Unfortunately, the man’s credit is a disgrace. He has unpaid bills that go back for years. His present income struggles to provide his family’s needs and pay a little each month on his accumulated debts. Now he wants to buy a car on credit.

How does he justify his anticipated purchase? “The Lord will provide.”

Such a person is guilty of the sin of presumption. He presumes that God will bail him out of the mess the man is making for himself. He is not exhibiting faith. He is exhibiting presumption.

In addition, he is justifying yet another irresponsible decision by invoking the name of God. He is not honoring the name of God. He is guilty of using God’s name in vain.

Such a position is really that of a fool. A fool gives little thought to the future (which brings to mind all the clamoring for “bailout money” by public officials who never tire of borrowing against an uncertain tomorrow to stave off the need for sacrifice and suffering today).
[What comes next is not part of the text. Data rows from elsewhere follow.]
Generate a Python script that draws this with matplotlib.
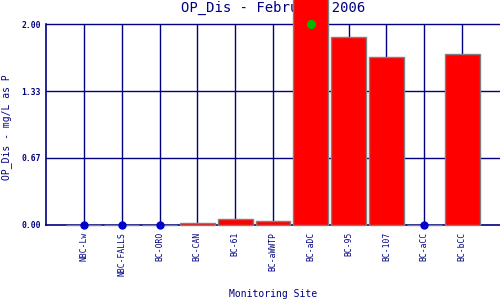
import matplotlib
matplotlib.use("Agg")
import matplotlib.pyplot as plt
import numpy as np

sites = ["NBC-Lw", "NBC-FALLS", "BC-ORO", "BC-CAN", "BC-61", "BC-aWWTP",
         "BC-aDC", "BC-95", "BC-107", "BC-aCC", "BC-bCC"]
values = [np.nan, np.nan, np.nan, 0.017, 0.057, 0.037, 2.60, 1.87, 1.67, np.nan, 1.70]
nd_sites = ["NBC-Lw", "NBC-FALLS", "BC-ORO", "BC-aCC"]
std_site = "BC-aDC"
std_value = 2.0
yticks = [0.0, 0.67, 1.33, 2.00]

navy = "#000080"
mono = "DejaVu Sans Mono"
fig = plt.figure(figsize=(5, 3), dpi=100)
ax = fig.add_axes([46/500, 1-225/300, 454/500, 201/300])
ax.set_zorder(2)
ax.patch.set_alpha(0)
x = np.arange(len(sites))
ax.set_xlim(-1, len(sites))
ax.set_ylim(0, 2.0)
for s in ["top", "right"]:
    ax.spines[s].set_visible(False)
for s in ["left", "bottom"]:
    ax.spines[s].set_color(navy)
    ax.spines[s].set_linewidth(1.2)
for xi in x:
    ax.axvline(xi, color=navy, lw=1, zorder=1)
for yv in yticks[1:]:
    ax.axhline(yv, color=navy, lw=1, zorder=1, clip_on=False)
vals = np.nan_to_num(np.array(values, dtype=float))
bars = ax.bar(x, vals, width=0.92, color="#ff0000", edgecolor="#808080", lw=1, zorder=3)
for b in bars:
    b.set_clip_on(False)
nd_x = [sites.index(s) for s in nd_sites]
ax.plot(nd_x, [0]*len(nd_x), "o", color="#0000cc", ms=5, zorder=5, clip_on=False)
ax.plot([sites.index(std_site)], [std_value], "o", color="#00bb00", ms=5.5, zorder=6, clip_on=False)

ax.set_yticks(yticks)
ax.set_yticklabels([f"{v:.2f}" for v in yticks], fontsize=5.8, color=navy,
                   family=mono, fontweight="bold")
ax.set_xticks(x)
ax.set_xticklabels(sites, rotation=90, fontsize=5.8, color=navy, family=mono, va="top")
ax.tick_params(axis="x", length=0, pad=5)
ax.tick_params(axis="y", length=0, pad=3.6)
fig.text(7/500, 1-127.5/300, "OP_Dis - mg/L as P", rotation=90, ha="center", va="center",
         fontsize=7, color=navy, family=mono)
fig.text(273/500, 1-294/300, "Monitoring Site", ha="center", va="center",
         fontsize=7, color=navy, family=mono)
fig.text(273/500, 1-8/300, "OP_Dis - February 2006", ha="center", va="center", fontsize=10,
         color=navy, family=mono, zorder=0)
fig.savefig("out.png", dpi=100)
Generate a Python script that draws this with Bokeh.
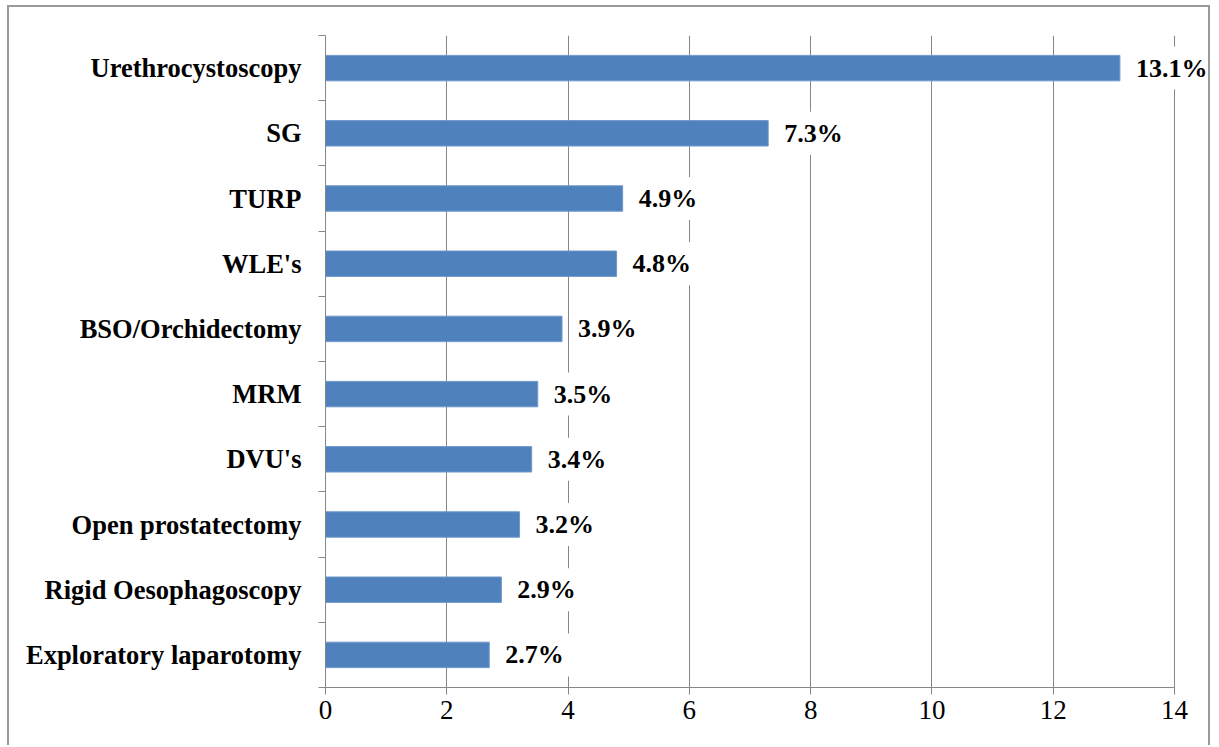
from bokeh.plotting import figure
from bokeh.models import ColumnDataSource, FixedTicker, Range1d, Label
from bokeh.embed import file_html
from bokeh.resources import INLINE

categories = ["Urethrocystoscopy", "SG", "TURP", "WLE's", "BSO/Orchidectomy",
              "MRM", "DVU's", "Open prostatectomy", "Rigid Oesophagoscopy",
              "Exploratory laparotomy"]
values = [13.1, 7.3, 4.9, 4.8, 3.9, 3.5, 3.4, 3.2, 2.9, 2.7]
x_ticks = [0, 2, 4, 6, 8, 10, 12, 14]

n = len(categories)
pos = [n - i - 0.5 for i in range(n)]
labels = [f"{v:.1f}%" for v in values]
src = ColumnDataSource(dict(cat=categories, val=values, y=pos, lab=labels))

GRAY = "#878787"
SERIF = "'Liberation Serif', 'Times New Roman', serif"

# frame spans 887 px; the axis 0..14 takes 849 px of it, room on the right for labels
x_max = x_ticks[-1] * 887 / 849

p = figure(width=1203, height=740, output_backend="svg", toolbar_location=None,
           x_range=Range1d(0, x_max), y_range=Range1d(0, n),
           min_border_left=316, min_border_right=0, min_border_top=28,
           min_border_bottom=60, margin=(5, 0, 0, 7))
p.styles = {"border-left": "2px solid #9a9a9a", "border-top": "2px solid #9a9a9a",
            "border-right": "2px solid #9a9a9a"}
p.outline_line_color = None
p.background_fill_color = "white"
p.border_fill_color = "white"

p.hbar(y="y", right="val", left=0, height=0.39, source=src,
       fill_color="#4F81BD", line_color="#6f98cc", line_width=1)

for v, y, t in zip(values, pos, labels):
    p.add_layout(Label(x=v, y=y, text=t, x_offset=16 - 7,
                       text_baseline="middle", text_align="left",
                       text_font=SERIF, text_font_style="bold",
                       text_font_size="26px", text_color="black",
                       background_fill_color="white", padding=7))

# x axis
p.xaxis.ticker = FixedTicker(ticks=x_ticks)
p.xaxis.bounds = (x_ticks[0], x_ticks[-1])
p.xaxis.axis_line_color = GRAY
p.xaxis.major_tick_line_color = GRAY
p.xaxis.major_tick_out = 7
p.xaxis.major_tick_in = 0
p.xaxis.minor_tick_line_color = None
p.xaxis.major_label_text_font = SERIF
p.xaxis.major_label_text_font_size = "27px"
p.xaxis.major_label_text_color = "black"
p.xaxis.major_label_standoff = 6

# y axis: labels at centers, ticks at category boundaries
p.yaxis.ticker = FixedTicker(ticks=pos, minor_ticks=list(range(n + 1)))
p.yaxis.major_label_overrides = {y: c for y, c in zip(pos, categories)}
p.yaxis.axis_line_color = GRAY
p.yaxis.major_tick_line_color = None
p.yaxis.major_tick_out = 0
p.yaxis.major_tick_in = 0
p.yaxis.minor_tick_line_color = GRAY
p.yaxis.minor_tick_out = 7
p.yaxis.minor_tick_in = 0
p.yaxis.major_label_text_font = SERIF
p.yaxis.major_label_text_font_style = "bold"
p.yaxis.major_label_text_font_size = "26.5px"
p.yaxis.major_label_text_color = "black"
p.yaxis.major_label_standoff = 17

p.xgrid.ticker = FixedTicker(ticks=x_ticks)
p.xgrid.grid_line_color = GRAY
p.ygrid.grid_line_color = None

open("out.html", "w").write(file_html(p, INLINE))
William Jenkyn (1612-85) lamented: “Fools are always futuring.” Unfortunately, too many who claim the name of Christ, ministers included, continue to be guilty of such folly.

One Comment

  1. Very good observation! Our American cultural that we seem to think is so “right, perfect, and just” is totally opposite what Christ taught. Half of all His parables are about money/possessions and the great care we must take when we assume those things. However, America is so rich, do we get lost in our wealth of possessions? Our 14 trillion consumer debt addiction might be indication of our spiritual problem with money & possessions. Oh, for the day that Christians rise up and stay away from debt as the Bible tells us.